Center on Adolescence awarded $300,000 grant to study how young people acquire sense of noble purpose in society

William Damon, director of the Center on Adolescence, has been awarded a $300,000 grant by the John Templeton Foundation to study how young people learn to do the "right thing" in today's world.

The four-year grant, which begins this October, will examine the social, cultural and educational conditions that promote a sense of noble purpose in society.

"This is a scientific project -- it is not an intervention study," Damon said. "We want to find out how kids form a sense of purpose -- not how society can give them that."

Key questions that will be investigated include:

  • What noble purposes inspire today's youth?
  • How are young people being introduced to such purposes?
  • What noble purposes may be available but not resonant with youth today?
  • What kinds of noble purposes are educational institutions advancing or neglecting?

Damon, a professor of education who studies intellectual and moral development, said his entire career has led up to the project, which begins with the assumption that a sense of purpose is essential for a constructive and meaningful life.

"I've gotten closer and closer to why someone decides to make a difference" in society," he said. "I've looked at all the factors -- why and when people make that choice. Adolescence is a critical period."

Damon said secondary school and college represent a moratorium from the adult world and its accompanying responsibilities. During puberty, neurological development speeds up -- the period is key in forming a sense of identity. "Intellectual development couldn't happen earlier -- younger kids can't project into the future," he said. "A lot of experiences they had during childhood were things that happened to them.
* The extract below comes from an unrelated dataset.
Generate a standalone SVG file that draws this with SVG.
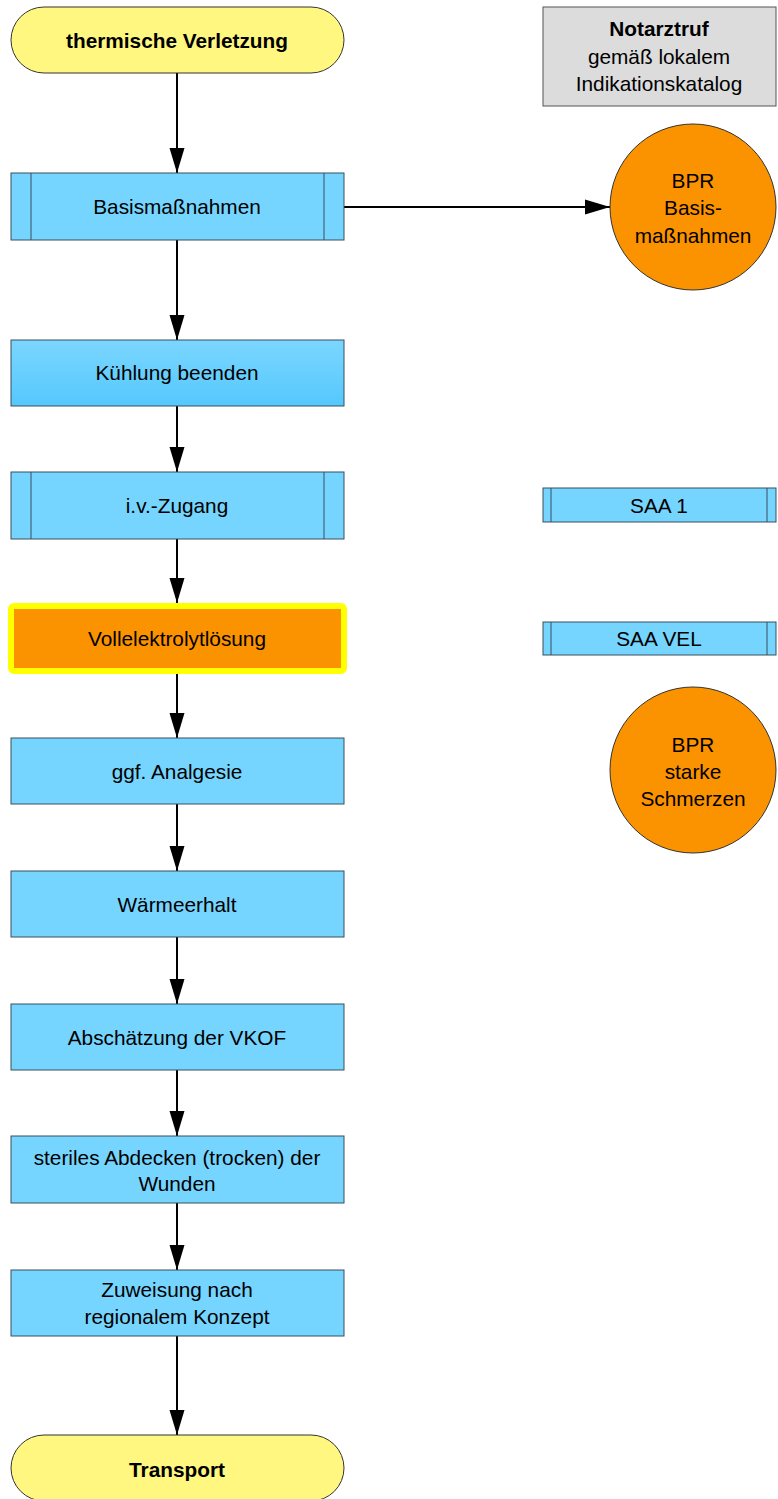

They don't put it all together until adolescence, when they can make choices that are not passive."

People can change later in life, Damon explained, but they are not as flexible as during adolescence, when self-interest and self-identity tend to merge. "[Young people] discover a purpose in life that's larger than themselves," he said. "That purpose can come from many places -- faith, patriotism, family, work. In our society, it often has to do with work."

Although the terrorist attacks last September led to a broad surge of patriotism, no accurate data exist on how teenagers have reacted in the long term, Damon said. And although religion is becoming more popular on university campuses, the subject cannot be discussed in public schools. "We don't know how much [such] traditional sources of purpose are resonant with people today," he said.

According to Damon, educational institutions advance purposes around paid work that fit neatly into corporate business and science models: "Most high schools downplay aesthetic programs -- they promote math but do away with arts programs." On the other hand, Damon noted, volunteer work is broadly supported.

The project at the Center on Adolescence will be divided into three phases. The first will produce an annotated bibliography of prior scholarly work, including a review of its insights and limitations. Researchers will conduct a survey and organize a campus conference in March 2003 to define the theories, questions and a range of scientific methods best suited to exploring the subject. During the second phase, the survey's findings and conclusions from the conference will be turned into a set of recommendations for a new area of scientific study. Finally, the researchers plan to write academic articles as well as a book for the public on youth purpose, Damon said.